Expect More Ontario Gaming Growth Through 2022
No one is booking any celebratory parades just yet, but those Q2 numbers have the people at the Canadian Gaming Association feeling bullish about gambling in Ontario, looking for other provinces to follow Ontario’s regulatory model.
Ontario Seeing Significant Growth
According to iGaming Ontario — which works in collaboration with the province’s regulator, the Alcohol and Gaming Commission of Ontario, and the provincial government, to administer legal igaming in the province — total wagers through Sept. 30 were $6.04 billion, with total gaming revenue at $267 million.
That’s a 48% and 65% increase, respectively, from Q1 numbers through June 30. There were 628,000 active player accounts and an average monthly spend of $142 through Sept. 30. There are currently 25 operators and 44 active websites in the province.
Those numbers do not include results from the province’s Ontario Lottery and Gaming Corporation, which the industry is waiting on. A spokesperson from OLG said they’re waiting for their Annual Report to be tabled at Queen’s Park, where the Legislative Assembly of Ontario is based, then they can post the numbers.
CGA president and CEO Paul Burns says, anecdotally, he has heard the OLG has “been doing well, and they’ve seen an increase, especially in their casino business. They have had some pretty significant partnerships on the sports side.”

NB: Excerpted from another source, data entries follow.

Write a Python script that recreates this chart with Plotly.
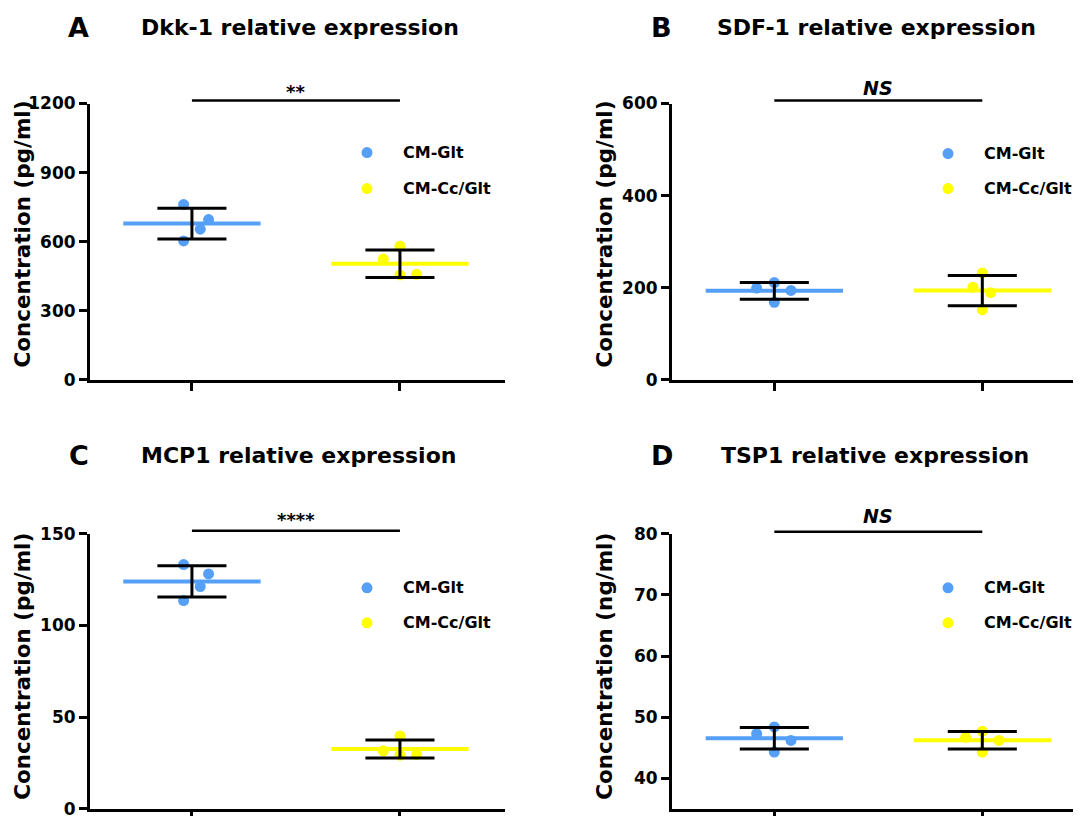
import numpy as np
import plotly.graph_objects as go

# ---------------- data ----------------
GROUPS = ["CM-Glt", "CM-Cc/Glt"]
PANEL_LETTERS = ["A", "B", "C", "D"]
TITLES = ["Dkk-1 relative expression", "SDF-1 relative expression",
          "MCP1 relative expression", "TSP1 relative expression"]
Y_TITLES = ["Concentration (pg/ml)", "Concentration (pg/ml)",
            "Concentration (pg/ml)", "Concentration (ng/ml)"]
SIGNIF = ["**", "<i>NS</i>", "****", "<i>NS</i>"]

dkk1_glt = [761, 696, 654, 603]
dkk1_ccglt = [580, 524, 455, 458]
sdf1_glt = [199, 211, 194, 168]
sdf1_ccglt = [232, 201, 189, 152]
mcp1_glt = [133.2, 128.1, 121.2, 113.6]
mcp1_ccglt = [39.8, 31.7, 29.3, 29.7]
tsp1_glt = [47.3, 48.4, 46.2, 44.3]
tsp1_ccglt = [46.7, 47.7, 46.2, 44.3]

Y_TICKS = [[0, 300, 600, 900, 1200], [0, 200, 400, 600],
           [0, 50, 100, 150], [40, 50, 60, 70, 80]]
Y_RANGES = [[0, 1200], [0, 600], [0, 150], [35, 80]]

SERIES = [(dkk1_glt, dkk1_ccglt), (sdf1_glt, sdf1_ccglt),
          (mcp1_glt, mcp1_ccglt), (tsp1_glt, tsp1_ccglt)]

# ---------------- style ----------------
W, H = 1081, 816
COLORS = ["#559FF7", "#FFFF00"]
FONT = "DejaVu Sans"
# horizontal spread of the dots (scatter dot plot layout)
JITTER = [
    ([-0.04, 0.08, 0.04, -0.04], [0.0, -0.08, 0.0, 0.08]),
    ([-0.085, 0.0, 0.08, 0.0], [0.0, -0.045, 0.04, 0.0]),
    ([-0.04, 0.08, 0.04, -0.04], [0.0, -0.08, 0.0, 0.08]),
    ([-0.085, 0.0, 0.08, 0.0], [-0.08, 0.0, 0.08, 0.0]),
]
# panel geometry (target pixel positions in the final picture)
PANELS = [
    dict(xd=(89, 504), yd=(103, 379), xr=(-0.49, 1.505), letter=(77, 27), title=138,
         sig_line=100, sig_text=91, leg=(366, 152, 188), ytitle=(22, 234)),
    dict(xd=(671, 1088), yd=(103, 379), xr=(-0.492, 1.513), letter=(660, 27), title=714,
         sig_line=100, sig_text=87, leg=(947, 153, 188), ytitle=(604, 234)),
    dict(xd=(89, 504), yd=(533, 808), xr=(-0.49, 1.505), letter=(78, 455), title=138,
         sig_line=530, sig_text=519, leg=(366, 587, 622), ytitle=(22, 666)),
    dict(xd=(671, 1088), yd=(533, 808), xr=(-0.492, 1.513), letter=(661, 455), title=718,
         sig_line=531, sig_text=515, leg=(947, 587, 622), ytitle=(604, 666)),
]
MEAN_HW = 0.33
CAP_HW = 0.166
# page offset compensation
OFF_X, OFF_Y, SC_Y = 7.0, 17.5, 0.975


def fx(p):
    return min(1.0, (p - OFF_X) / W)


def fy(p):
    return 1 - ((p - OFF_Y) / SC_Y) / H


fig = go.Figure()
shapes = []
annotations = []

for i, (series, jit, pan) in enumerate(zip(SERIES, JITTER, PANELS)):
    n = "" if i == 0 else str(i + 1)
    xa, ya = "x" + n, "y" + n
    for g, (vals, jj) in enumerate(zip(series, jit)):
        vals = np.array(vals, dtype=float)
        m = vals.mean()
        sd = vals.std(ddof=1)
        fig.add_trace(go.Scatter(
            x=[g + j for j in jj], y=vals, mode="markers",
            marker=dict(size=11, color=COLORS[g], line=dict(width=0)),
            xaxis=xa, yaxis=ya, showlegend=False, cliponaxis=False))
        fig.add_trace(go.Scatter(
            x=[g - MEAN_HW, g + MEAN_HW], y=[m, m], mode="lines",
            line=dict(color=COLORS[g], width=4),
            xaxis=xa, yaxis=ya, showlegend=False))
        fig.add_trace(go.Scatter(
            x=[g - CAP_HW, g + CAP_HW, None, g, g, None, g - CAP_HW, g + CAP_HW],
            y=[m + sd, m + sd, None, m + sd, m - sd, None, m - sd, m - sd],
            mode="lines", line=dict(color="black", width=3),
            xaxis=xa, yaxis=ya, showlegend=False))

    axis_common = dict(showline=True, linewidth=3, linecolor="black", ticks="outside",
                       tickwidth=3, tickcolor="black", ticklen=8, showgrid=False,
                       zeroline=False, fixedrange=True)
    fig.update_layout(**{
        "xaxis" + n: dict(domain=[fx(pan["xd"][0]), fx(pan["xd"][1])], range=list(pan["xr"]),
                          tickvals=[0, 1], ticktext=["", ""], anchor=ya, **axis_common),
        "yaxis" + n: dict(domain=[fy(pan["yd"][1]), fy(pan["yd"][0])], range=Y_RANGES[i],
                          tickvals=Y_TICKS[i], anchor=xa,
                          tickfont=dict(family=FONT, size=17, color="black", weight="bold"),
                          **axis_common),
    })

    # y-axis title
    annotations.append(dict(text=Y_TITLES[i], xref="paper", yref="paper",
                            x=fx(pan["ytitle"][0]), y=fy(pan["ytitle"][1]), textangle=-90,
                            showarrow=False, xanchor="center", yanchor="middle",
                            font=dict(family=FONT, size=21.5, color="black", weight="bold")))
    # significance bar
    shapes.append(dict(type="line", xref=xa, yref="paper", x0=0, x1=1,
                       y0=fy(pan["sig_line"]), y1=fy(pan["sig_line"]),
                       line=dict(color="black", width=2.5)))
    annotations.append(dict(text=SIGNIF[i], xref=xa, yref="paper", x=0.5, y=fy(pan["sig_text"]),
                            showarrow=False, xanchor="center", yanchor="middle",
                            font=dict(family=FONT, size=19 if "NS" in SIGNIF[i] else 18,
                                      color="black", weight="bold")))
    # panel letter & title
    annotations.append(dict(text=PANEL_LETTERS[i], xref="paper", yref="paper",
                            x=fx(pan["letter"][0]), y=fy(pan["letter"][1]), showarrow=False,
                            xanchor="center", yanchor="middle",
                            font=dict(family=FONT, size=27, color="black", weight="bold")))
    annotations.append(dict(text=TITLES[i], xref="paper", yref="paper",
                            x=fx(pan["title"]), y=fy(pan["letter"][1]), showarrow=False,
                            xanchor="left", yanchor="middle",
                            font=dict(family=FONT, size=22, color="black", weight="bold")))
    # legend
    lx, ly1, ly2 = pan["leg"]
    for g, ly in enumerate([ly1, ly2]):
        shapes.append(dict(type="circle", xref="paper", yref="paper",
                           xsizemode="pixel", ysizemode="pixel",
                           xanchor=fx(lx), yanchor=fy(ly), x0=-5.5, x1=5.5, y0=-5.5, y1=5.5,
                           fillcolor=COLORS[g], line=dict(width=0)))
        annotations.append(dict(text=GROUPS[g], xref="paper", yref="paper",
                                x=fx(lx + 34), y=fy(ly), showarrow=False,
                                xanchor="left", yanchor="middle",
                                font=dict(family=FONT, size=16, color="black", weight="bold")))

fig.update_layout(width=W, height=H, margin=dict(l=0, r=0, t=0, b=0),
                  plot_bgcolor="white", paper_bgcolor="white",
                  shapes=shapes, annotations=annotations, showlegend=False)

fig.write_html("out.html")
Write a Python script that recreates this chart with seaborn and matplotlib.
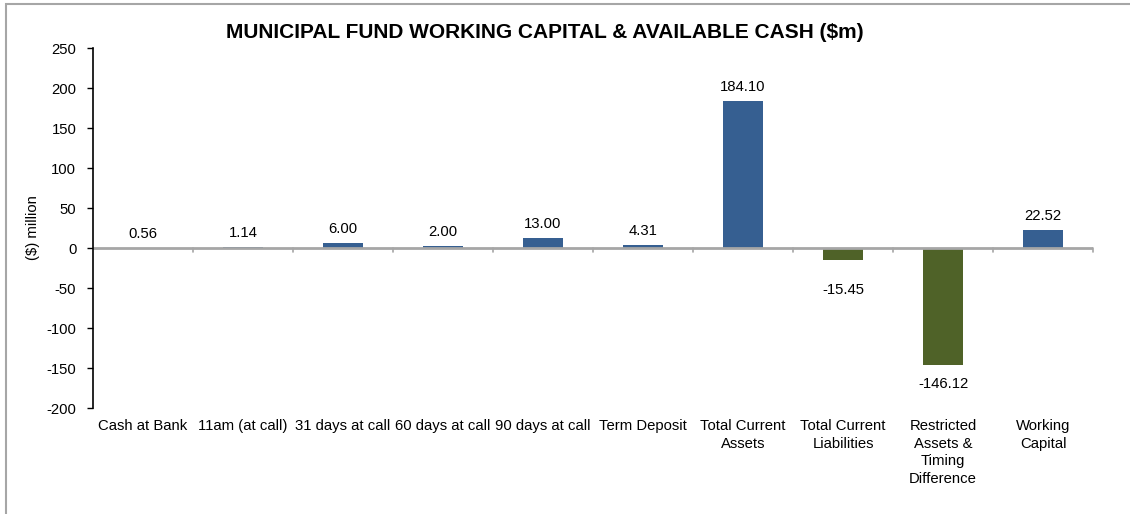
import matplotlib
matplotlib.use("Agg")
import matplotlib.pyplot as plt
import seaborn as sns
import pandas as pd
from matplotlib.patches import Rectangle

categories = ["Cash at Bank", "11am (at call)", "31 days at call", "60 days at call",
              "90 days at call", "Term Deposit", "Total Current\nAssets",
              "Total Current\nLiabilities", "Restricted\nAssets &\nTiming\nDifference",
              "Working\nCapital"]
values = [0.56, 1.14, 6.00, 2.00, 13.00, 4.31, 184.10, -15.45, -146.12, 22.52]
labels = ["0.56", "1.14", "6.00", "2.00", "13.00", "4.31", "184.10", "-15.45", "-146.12", "22.52"]
yticks = [250, 200, 150, 100, 50, 0, -50, -100, -150, -200]

BLUE = "#365F91"
GREEN = "#4F6228"

sns.set_theme(style="white")
plt.rcParams['font.family'] = ['Liberation Sans', 'DejaVu Sans']

df = pd.DataFrame({"cat": categories, "val": values})
colors = [BLUE if v >= 0 else GREEN for v in values]

fig = plt.figure(figsize=(11.3, 5.14), dpi=100)
ax = fig.add_axes([93/1130, 1 - 408/514, 1000/1130, 360/514])

sns.barplot(data=df, x="cat", y="val", hue="cat", palette=colors, legend=False,
            width=0.4, ax=ax, saturation=1, edgecolor="none")

FS = 10.7
ax.set_ylim(-200, 250)
ax.set_xlim(-0.5, len(categories) - 0.5)
ax.set_yticks(yticks)
ax.set_yticklabels([str(t) for t in yticks], fontsize=FS, color="black")
ax.tick_params(axis="y", which="both", left=True, length=4, width=1, color="black", pad=8)
ax.tick_params(axis="x", bottom=False, length=0, pad=8)
ax.set_xticks(range(len(categories)))
ax.set_xticklabels(categories, fontsize=FS, color="black", linespacing=1.32)
for lbl in ax.get_xticklabels():
    lbl.set_verticalalignment("top")
ax.set_xlabel("")
ax.set_ylabel("($) million", fontsize=FS, color="black", labelpad=2)
ax.yaxis.set_label_coords(-53/1000, 0.5)

for s in ["top", "right", "bottom"]:
    ax.spines[s].set_visible(False)
ax.spines["left"].set_color("black")
ax.spines["left"].set_linewidth(1.2)

# zero line with category separator ticks
ax.axhline(0, color="#A6A6A6", lw=2, zorder=1)
for b in range(1, len(categories) + 1):
    ax.plot([b - 0.5, b - 0.5], [0, -5], color="#A6A6A6", lw=1.2, clip_on=False, zorder=1)

neg_offsets = {7: -16, 8: -9}
for i, (v, t) in enumerate(zip(values, labels)):
    if v >= 0:
        ax.annotate(t, (i, v), xytext=(0, 5), textcoords="offset points",
                    ha="center", va="bottom", fontsize=FS, color="black")
    else:
        ax.annotate(t, (i, v), xytext=(0, neg_offsets.get(i, -9)), textcoords="offset points",
                    ha="center", va="top", fontsize=FS, color="black")

fig.text(545/1130, 1 - 33/514, "MUNICIPAL FUND WORKING CAPITAL & AVAILABLE CASH ($m)",
         ha="center", va="center", fontsize=15, fontweight="bold", color="black")

fig.patches.append(Rectangle((6/1130, -0.1), 1.2, 1 - 4/514 + 0.1, transform=fig.transFigure,
                             fill=False, edgecolor="#A6A6A6", lw=1.5))

fig.savefig("out.png", dpi=100)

The OLG has announced sports betting partnerships with the NHL and the NFL, among others, deals that include distribution rights to official logos and cross-promotions.
Burns said to expect to see continued growth through Q3 and Q4 as the Ontario market really sizes out.
“(Those numbers) were positive to see,” he said. “That’s good GGR on the chart, and when we factor in OLG numbers and other operators coming in we will have a better idea of what is going on.”
One impact on the summer month numbers was seeing PokerStars enter the market, Burns added.
Gray Markets Slowly Coming On Board
Things are going to get more interesting for those following Ontario over the next two weeks. When the market went live on April 4, many of the gray market operators who had been running offshore businesses for years were allowed some time to work their application processes with the AGCO and iGaming Ontario, and to get their licence.
Many are still in the queue, working with the regulator and iGO. Gray market operators must come into compliance by Oct. 31, or they risk having their registration refused, and the AGCO will take “appropriate regulatory action” against any operator that doesn’t meet the new standard.
At the recent G2E event in Las Vegas, iGaming Ontario Executive Director Martha Otton also spoke about the “tremendous amount of interest” in the Ontario market, which includes sports betting, casino games and Esports.
Burns says iGaming Ontario is “going to work hard to get people in as best they can but there’s been a six-month transition. There is a lot of people who never thought it would last this long. And the reality is (operators) had 13 months to apply, and a lot of companies waited until the very last day.”
Still, according to people like Burns, as more operators enter the fray, Ontario is well on course to be positioned as a “very strong North American market”, right up there with Michigan and New Jersey, a competitor to New York.
Other Canadian provinces, British Columbia in particular, are carefully looking at the Ontario model. Burns says he is hearing that the regulator in B.C. will have a conversation with the industry next year. There’s a lot of industry interest in Alberta and Quebec. Alberta has a new government leadership, and people are waiting to see who the new finance minister will be, to get a better sense of their direction regarding all this.
“I think what we want is for the provinces to begin a dialogue with the industry, just like Ontario did,” Burns said. “Listen, talk to everybody, the stakeholders within the gaming business, the land-based casino operators, online operators, talk to suppliers. It is very important that everybody be consulted, so they can learn and build a model that suits their market best. I don’t know if anybody will follow the Ontario model exactly.”
What is clear is that provincial jurisdictions don’t want the gray markets to continue, he added.
“It’s a mix of regulation and enforcement that will create a healthy market, protect consumers, offer good consumer choice,” he said. “Standing there and doing nothing is not an option anymore.”